In March, Asian American and Pacific Islander (AAPI) leaders appointed by President Obama presented a report to the White House with recommendations on how 23 federal agencies and offices can improve the everyday lives of AAPIs. The report addresses problems uniquely facing Asian Americans and Pacific Islanders, such as linguistic isolation, health problems that disproportionately affect AAPIs, bullying, and other civil rights issues.
The report was submitted to the White House during a gathering of two groups created under the executive order establishing the White House Initiative on Asian Americans and Pacific Islanders — the President’s Advisory Commission and the federal Interagency Working Group, which includes representatives from almost every federal agency.
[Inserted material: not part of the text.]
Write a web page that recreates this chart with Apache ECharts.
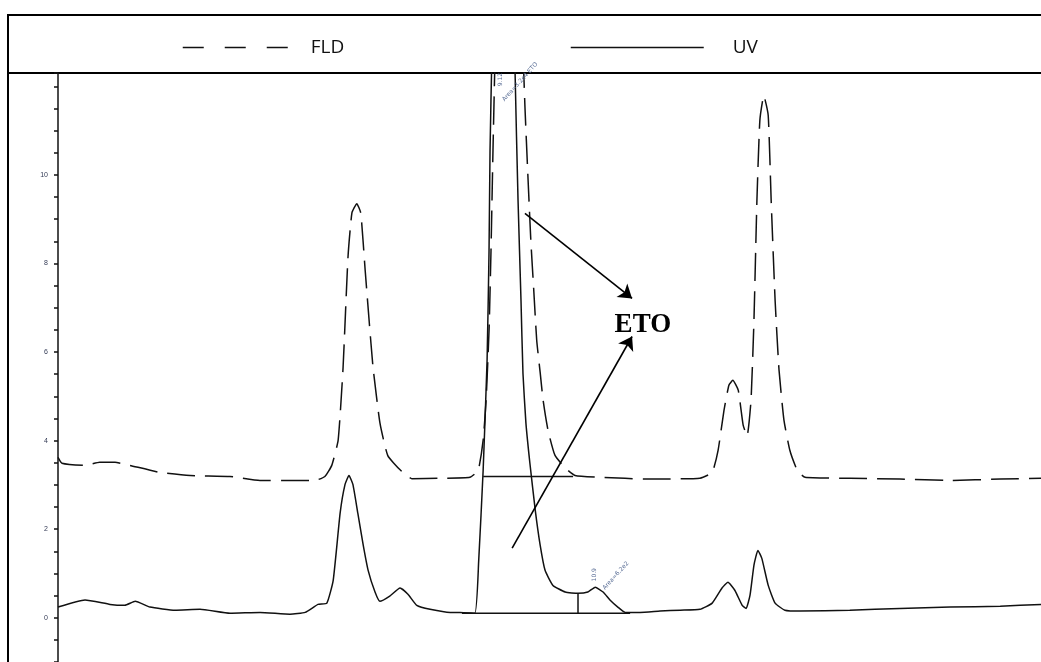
<!DOCTYPE html>
<html>
<head>
<meta charset="utf-8">
<script src="https://cdn.jsdelivr.net/npm/echarts@6/dist/echarts.min.js"></script>
<style>
  html, body { margin: 0; padding: 0; background: #fff; }
  #chart { width: 1041px; height: 662px; }
</style>
</head>
<body>
<div id="chart"></div>
<script>
// retention time (min) and signal
const uvTime = [0.00, 0.55, 1.06, 1.36, 1.57, 1.87, 2.38, 2.89, 3.50, 4.11, 4.72, 5.03, 5.29, 5.47, 5.60, 5.74, 5.84, 5.92, 6.00, 6.10, 6.21, 6.31, 6.45, 6.55, 6.75, 6.96, 7.12, 7.30, 7.57, 7.98, 8.18, 8.48, 8.56, 8.65, 8.73, 8.77, 8.79, 8.83, 8.93, 9.09, 9.24, 9.30, 9.36, 9.42, 9.46, 9.52, 9.60, 9.71, 9.81, 9.91, 10.07, 10.32, 10.58, 10.78, 10.93, 11.09, 11.23, 11.39, 11.54, 11.84, 12.25, 12.66, 13.06, 13.31, 13.51, 13.63, 13.77, 13.92, 14.00, 14.08, 14.16, 14.24, 14.32, 14.45, 14.59, 14.79, 15.10, 16.11, 17.13, 18.15, 19.17, 20.00];
const uvValue = [0.24, 0.40, 0.30, 0.28, 0.37, 0.24, 0.17, 0.19, 0.10, 0.12, 0.08, 0.12, 0.30, 0.33, 0.85, 2.36, 3.01, 3.21, 3.01, 2.36, 1.64, 1.07, 0.58, 0.37, 0.49, 0.67, 0.53, 0.28, 0.19, 0.12, 0.12, 0.10, 1.30, 3.33, 5.81, 8.30, 10.55, 12.81, 17.33, 19.58, 16.64, 12.29, 9.42, 7.17, 5.52, 4.40, 3.50, 2.43, 1.64, 1.07, 0.73, 0.58, 0.55, 0.58, 0.69, 0.58, 0.40, 0.24, 0.12, 0.12, 0.15, 0.17, 0.19, 0.33, 0.67, 0.80, 0.62, 0.28, 0.21, 0.51, 1.19, 1.52, 1.34, 0.73, 0.33, 0.17, 0.15, 0.17, 0.21, 0.24, 0.26, 0.30];

const fldTime = [0.00, 0.08, 0.55, 0.85, 1.16, 1.46, 2.08, 2.69, 3.50, 4.11, 4.72, 5.23, 5.43, 5.57, 5.70, 5.80, 5.90, 5.98, 6.08, 6.16, 6.25, 6.33, 6.41, 6.55, 6.71, 6.96, 7.20, 7.77, 8.38, 8.55, 8.65, 8.71, 8.77, 8.81, 8.85, 8.89, 8.99, 9.16, 9.32, 9.44, 9.50, 9.56, 9.62, 9.68, 9.74, 9.81, 9.87, 9.97, 10.11, 10.32, 10.52, 11.03, 12.04, 13.06, 13.31, 13.43, 13.55, 13.65, 13.73, 13.84, 13.94, 14.02, 14.10, 14.16, 14.22, 14.28, 14.36, 14.45, 14.51, 14.59, 14.67, 14.77, 14.89, 15.04, 15.20, 16.11, 17.13, 18.15, 19.17, 20.00];
const fldValue = [3.62, 3.49, 3.44, 3.51, 3.51, 3.44, 3.28, 3.21, 3.19, 3.10, 3.10, 3.10, 3.19, 3.44, 4.01, 5.65, 8.14, 9.14, 9.35, 9.14, 7.84, 6.71, 5.65, 4.40, 3.66, 3.34, 3.14, 3.15, 3.17, 3.33, 4.01, 4.91, 6.49, 8.30, 10.55, 12.58, 17.33, 19.58, 17.33, 13.49, 11.55, 9.99, 8.52, 7.39, 6.26, 5.54, 4.91, 4.23, 3.67, 3.38, 3.21, 3.17, 3.13, 3.15, 3.28, 3.78, 4.68, 5.25, 5.36, 5.14, 4.35, 4.10, 4.91, 6.72, 9.42, 11.23, 11.79, 11.34, 9.42, 7.17, 5.59, 4.46, 3.78, 3.33, 3.17, 3.15, 3.13, 3.10, 3.13, 3.15];

// integration baselines / drop line drawn by the data system
const segments = [
  [[8.65, 3.19], [10.48, 3.19]],
  [[8.22, 0.10], [11.64, 0.10]],
  [[10.58, 0.55], [10.58, 0.10]]
];

// annotation arrows pointing at the ETO label
const arrows = [
  [[9.50, 9.13], [11.68, 7.21]],
  [[9.24, 1.57], [11.68, 6.35]]
];
const etoLabel = [11.90, 6.60];

const yLabels = [0, 2, 4, 6, 8, 10];

const zip = (xs, ys) => xs.map((x, i) => [x, ys[i]]);

const chart = echarts.init(document.getElementById('chart'));

const traceStyle = { color: '#111', width: 1.5 };

const series = [
  {
    name: 'FLD',
    type: 'line',
    data: zip(fldTime, fldValue),
    symbol: 'none',
    smooth: 0.15,
    lineStyle: Object.assign({ type: [28, 10] }, traceStyle),
    itemStyle: { color: '#111' },
    markLine: {
      silent: true,
      symbol: ['none', 'arrow'],
      symbolSize: 13,
      label: { show: false },
      lineStyle: { color: '#000', width: 1.6, type: 'solid' },
      data: arrows.map(a => [{ coord: a[0] }, { coord: a[1] }])
    },
    markPoint: {
      silent: true,
      symbol: 'circle',
      symbolSize: 0,
      data: [{
        coord: etoLabel,
        label: {
          show: true,
          formatter: 'ETO',
          fontFamily: 'Liberation Serif',
          fontWeight: 'bold',
          fontSize: 27,
          color: '#000'
        }
      }]
    }
  },
  {
    name: 'UV',
    type: 'line',
    data: zip(uvTime, uvValue),
    symbol: 'none',
    smooth: 0.15,
    lineStyle: Object.assign({ type: 'solid' }, traceStyle),
    itemStyle: { color: '#111' },
    markPoint: {
      silent: true,
      symbol: 'circle',
      symbolSize: 0,
      label: { fontSize: 6, color: '#5a6e96', fontFamily: 'DejaVu Sans' },
      data: [
        { coord: [9.4, 12.1], label: { show: true, formatter: 'Area=3.2e4 ETO', rotate: 48 } },
        { coord: [9.0, 12.15], label: { show: true, formatter: '9.12', rotate: 90 } },
        { coord: [11.35, 0.95], label: { show: true, formatter: 'Area=6.2e2', rotate: 48 } },
        { coord: [10.92, 0.97], label: { show: true, formatter: '10.9', rotate: 90 } }
      ]
    }
  }
];

segments.forEach((s, i) => {
  series.push({
    name: 'seg' + i,
    type: 'line',
    data: s,
    symbol: 'none',
    silent: true,
    lineStyle: { color: '#111', width: 1.5 }
  });
});

const legendText = { fontFamily: 'Open Sans', fontSize: 19, color: '#111' };

chart.setOption({
  animation: false,
  backgroundColor: '#fff',
  legend: [
    {
      data: [{ name: 'FLD', itemStyle: { opacity: 0 }, lineStyle: { type: [21, 21], width: 1.5, color: '#111' } }],
      left: 177,
      top: 33,
      itemWidth: 106,
      itemHeight: 20,
      selectedMode: false,
      textStyle: Object.assign({ padding: [0, 0, 0, 17] }, legendText)
    },
    {
      data: [{ name: 'UV', itemStyle: { opacity: 0 }, lineStyle: { type: 'solid', width: 1.5, color: '#111' } }],
      left: 565,
      top: 33,
      itemWidth: 133,
      itemHeight: 20,
      selectedMode: false,
      textStyle: Object.assign({ padding: [0, 0, 0, 24] }, legendText)
    }
  ],
  graphic: [
    {
      type: 'rect',
      shape: { x: 8, y: 15, width: 1040, height: 58 },
      style: { fill: '#fff', stroke: '#000', lineWidth: 2 },
      z: 0
    },
    {
      type: 'line',
      shape: { x1: 8, y1: 73, x2: 8, y2: 662 },
      style: { stroke: '#000', lineWidth: 2 }
    }
  ],
  grid: { left: 58, right: 0, top: 73, bottom: 0 },
  xAxis: {
    type: 'value',
    min: 0,
    max: 20,
    show: false
  },
  yAxis: {
    type: 'value',
    min: -1,
    max: 12.3,
    interval: 0.5,
    axisLine: { show: true, lineStyle: { color: '#111', width: 1.5 } },
    axisTick: { show: true, inside: false, length: 4, lineStyle: { color: '#111', width: 1.5 } },
    splitLine: { show: false },
    axisLabel: {
      fontSize: 7,
      color: '#333a55',
      margin: 10,
      formatter: v => (yLabels.indexOf(Math.round(v * 100) / 100) >= 0 ? String(v) : '')
    }
  },
  series: series
});
</script>
</body>
</html>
“This report shows how the federal government is taking action to address unique AAPI needs,” said Daphne Kwok, chairwoman of the President’s Advisory Commission on AAPIs.
“Hopefully, federal agencies will implement these recommendations as quickly as possible.”
Recommendations in the report include the following:
— Early identification of chronic hepatitis B virus (HBV) infection in Asian Americans, Native Hawaiians, and Pacific Islanders that don’t know they have the virus. Hepatitis B chronically infects about 1.5 million people in the United States. AAPIs account for more than half of all the cases.
— Strengthening of Asian American and Native American Pacific Islander Serving Institutions programs to increase college graduation rates for AAPI students. While educational attainment among East Asian and South Asian groups is high, Native Hawaiians and Pacific Islanders have lower high school graduation rates. ♦
An electronic copy of the report presented to President Obama is available at go.usa.gov/4vJ.